AR and VR are among the latest tech trends sweeping across many industries, like gaming, education and tourism. These technologies pave the way for users to become transported and immersed into different spaces without any physical circumstance involved.
One of many industries that is embracing these technologies is the aviation industry. The immersive aspects of both AR and VR are now being used to address some of the potential dangers associated with flying.
From building planes and training pilots, all the way to the in-flight experience, AR and VR can enable a safer and more effective testing, training and flying experience. It therefore makes sense for the aviation industry to incorporate AR and VR into the various procedures and systems.
Here are some of the ways both AR and VR are being used in aviation:
Pilots have to undergo extensive hours of training using flight simulators and computer screens. Boeing, for instance, uses real airplane cockpits that are stripped from the plane body itself and geared with movie screens to simulate actual flight.
These flight simulators may have proven to be effective throughout the years, but they are quite expensive and bulky professional training devices.
Aside from that, airports are usually too busy for pilot training to be prioritized. Hence, real-environment training is usually time consuming and resource-intensive for the aviation industry.
Virtual reality eyewear and related devices allow more features to be incorporated just by inputting specific codes. In fact, all possible scenarios that could happen in the real environment of the airport could be presented virtually.
This gives trainees a chance to practice real-life procedures without having to use an actual aircraft and airport, which increases the quality of training and decreases the costs.
Bohemia Interactive Simulations, a global developer of simulation and training systems, created the BISim – a VR flight simulator that uses Oculus Rift CV1 headset, D-Box Motion Cueing System and a Vesaro simulator to provide a vivid and highly immersive virtual environment. With such a software, pilot training across different kinds of aircraft can happen even without traditional simulators made of real cockpit parts.
Ground Crew Training
For any plane to be able to take off and land safely, a skilled crew on the ground is critical. They are the people who maintain the aircraft itself and ensure that it is in perfect condition to fly.
If VR is used for pilots’ in-flight simulation training, AR technology can be used but for the ground crew. For instance, aircraft engineers can use augmented reality glasses in simulating and testing installation processes. Meanwhile, maintenance crew can benefit from interactive inspection instructions, virtual arrows and labels.

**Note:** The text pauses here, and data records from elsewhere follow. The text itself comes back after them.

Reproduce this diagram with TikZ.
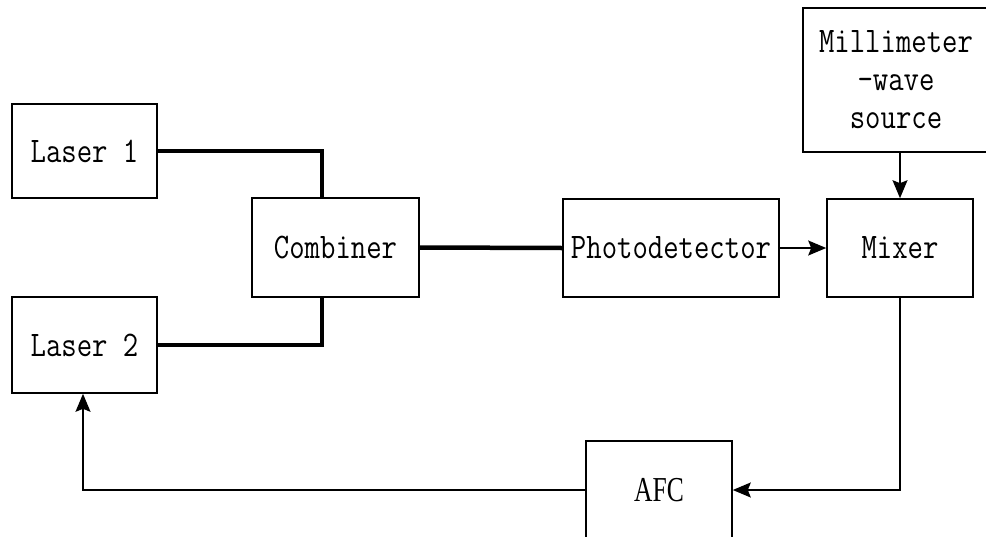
\documentclass[tikz,border=0pt]{standalone}
\usepackage{fontspec}
\usetikzlibrary{arrows.meta}
\newfontfamily\boxfont[FakeStretch=0.83]{Latin Modern Mono}
\newfontfamily\afcfont[FakeStretch=0.73]{Liberation Serif}
\tikzset{
  block/.style={draw, line width=1.6pt, inner sep=0pt, align=center,
    font=\boxfont\fontsize{36}{38}\selectfont},
  fiber/.style={line width=4.5pt},
  wire/.style={line width=1.6pt},
  sig/.style={wire, -{Stealth[length=18pt,width=15pt,inset=3pt]}}
}
\begin{document}
\begin{tikzpicture}[x=1pt,y=-1pt]
      \clip (0,0) rectangle (986,536);
      \node[block, minimum width=145pt, minimum height=94pt] (laser1) at (84.5,151) {Laser 1};
      \node[block, minimum width=145pt, minimum height=96pt] (laser2) at (84.5,345) {Laser 2};
      \node[block, minimum width=167pt, minimum height=99pt] (comb) at (335.5,247.5) {Combiner};
      \node[block, minimum width=216pt, minimum height=98pt] (pd) at (671,248) {Photodetector};
      \node[block, minimum width=146pt, minimum height=98pt] (mixer) at (900,248) {Mixer};
      \node[block, minimum width=186pt, minimum height=144pt] (mmw) at (896,80)
        {Millimeter\\-wave\\source};
      \node[block, minimum width=146pt, minimum height=98pt,
        font=\afcfont\fontsize{35}{38}\selectfont] (afc) at (659,490) {AFC};
      \coordinate (cin) at ([xshift=71pt]comb.north west);
      \coordinate (cin2) at ([xshift=71pt]comb.south west);
      \begin{scope}[fiber]
        \draw (laser1.east) -| (cin);
        \draw (laser2.east) -| (cin2);
        \draw (comb.east) -- (pd.west);
      \end{scope}
      \begin{scope}[sig]
        \draw (pd.east) -- (mixer.west);
        \draw (mmw.south -| mixer.north) -- (mixer.north);
        \draw (mixer.south) |- (afc.east);
        \draw (afc.west) -| ([xshift=-1.5pt]laser2.south);
      \end{scope}
    \end{tikzpicture}
\end{document}
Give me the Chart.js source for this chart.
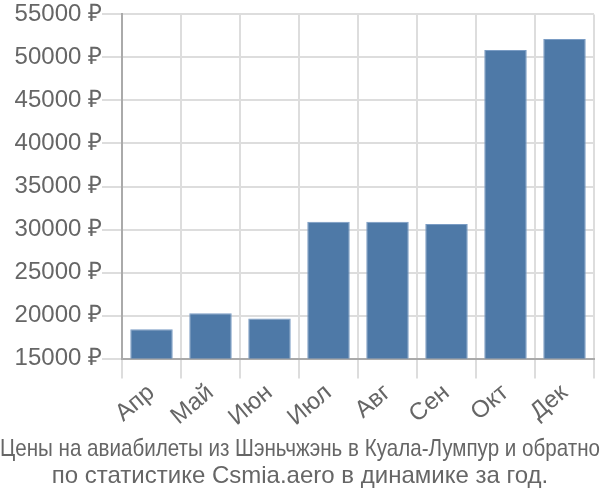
<!DOCTYPE html>
<html>
<head>
<meta charset="utf-8">
<script src="https://cdn.jsdelivr.net/npm/chart.js@4/dist/chart.umd.min.js"></script>
<style>
html,body{margin:0;padding:0;background:#fff;}
#wrap{width:600px;height:500px;position:relative;}
</style>
</head>
<body>
<div id="wrap"><canvas id="c"></canvas></div>
<script>
const categories = ["Апр","Май","Июн","Июл","Авг","Сен","Окт","Дек"];
const prices = [18420, 20280, 19650, 30900, 30900, 30630, 50860, 52140];
const yMin = 15000;
const yMax = 55000;
const yStep = 5000;
const titleLines = ["Цены на авиабилеты из Шэньчжэнь в Куала-Лумпур и обратно","по статистике Csmia.aero в динамике за год."];

new Chart(document.getElementById('c'), {
  type: 'bar',
  data: {
    labels: categories,
    datasets: [{
      data: prices,
      backgroundColor: '#4e79a7',
      borderColor: '#7a9cc4',
      borderWidth: 1,
      barPercentage: 0.9,
      categoryPercentage: 0.8
    }]
  },
  options: {
    responsive: true,
    maintainAspectRatio: false,
    animation: false,
    layout: { padding: { left: 0, right: 0, top: 4, bottom: 0 } },
    plugins: {
      legend: { display: false },
      tooltip: { enabled: false },
      title: {
        display: true,
        position: 'bottom',
        text: titleLines,
        color: '#666',
        font: { family: 'Liberation Sans, Arial, sans-serif', size: 24, weight: 'normal', lineHeight: 1.125 },
        padding: { top: 4, bottom: 10 }
      }
    },
    scales: {
      x: {
        grid: { color: '#dddddd', lineWidth: 2, tickLength: 20, offset: true },
        border: { color: '#aaaaaa', width: 2 },
        ticks: {
          color: '#666',
          font: { family: 'Liberation Sans, Arial, sans-serif', size: 24 },
          minRotation: 40, maxRotation: 40, padding: 0
        }
      },
      y: {
        min: yMin, max: yMax,
        afterFit: s => { s.width = 122; },
        grid: { color: '#dddddd', lineWidth: 2, tickLength: 20 },
        border: { color: '#aaaaaa', width: 2 },
        ticks: {
          stepSize: yStep,
          color: '#666',
          padding: 0,
          font: { family: 'Liberation Sans, Arial, sans-serif', size: 24 },
          callback: v => v + ' ₽'
        }
      },
      yRight: {
        position: 'right',
        display: true,
        afterFit: s => { s.width = 6; },
        grid: { display: false },
        border: { display: false },
        ticks: { display: false }
      }
    }
  }
});
</script>
</body>
</html>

The University of Bologna conducted a case study where a prototype AR system was developed to provide an animated and marker-free representation of the aircraft parts to be checked. Results indicate that the AR system helped the crew perform specific tasks by emulating what was displayed and following the step-by-step guide incorporated in the system.
Using augmented reality eyewear, aviation ground crew can perform the job without the risk of error that could seriously impact lives.
Even though flying is the safest form of transport – only 1 in 11 million chances for a crash – there are still safety issues when it comes to commercial aviation. According to Boeing, almost half of all fatal accidents usually occur during a plane’s takeoff and landing.
AR technology can potentially lessen the risk in both instances. It can enhance the pilot’s ability to access current details like terrain, navigation, traffic, and weather alongside safety information like emergency, pre-flight, in-flight and landing checklists.
Aero Glass is one interesting example. Using self-contained smart glasses to create an augmented reality view of the horizon for pilots, the intuitive format and 360-degree display allows pilots to visualize vital airspace information without the need to check multiple screens and inspecting instruments.
The project received a grant from European Union’s Horizon 2020 research and innovation program, and programs like Airbus BizLab and Boeing Horizon X have recognized its potential, although launching it within these companies is yet to be finalized.
The benefits of using VR during training and aircraft assembly are quite immense, but many airlines are veering towards using these technologies to upscale the quality of in-flight experience for customers.
It should come as no surprise that VR headsets are being offered to passengers. Air France, Joon and Japan Airlines partnered with SkyLights and two major production names – 20th Century Fox and Dreamworks – to offer virtual reality headsets as an alternative in-flight option for passengers. Connected to an individual’s seat, it features high-definition screen and diopter correction, automatically adjusting to the user’s eyes.
Although such technology can provide entertainment, those who find flying unbearable can also immerse themselves within the VR world and have a more comfortable flight experience overall.
Given how flexible AR and VR can be, both technologies can disrupt the world of aviation. With their potential and proven impact on training, safety and entertainment, AR and VR will certainly be commercial flight requisites in the not-so-distant future.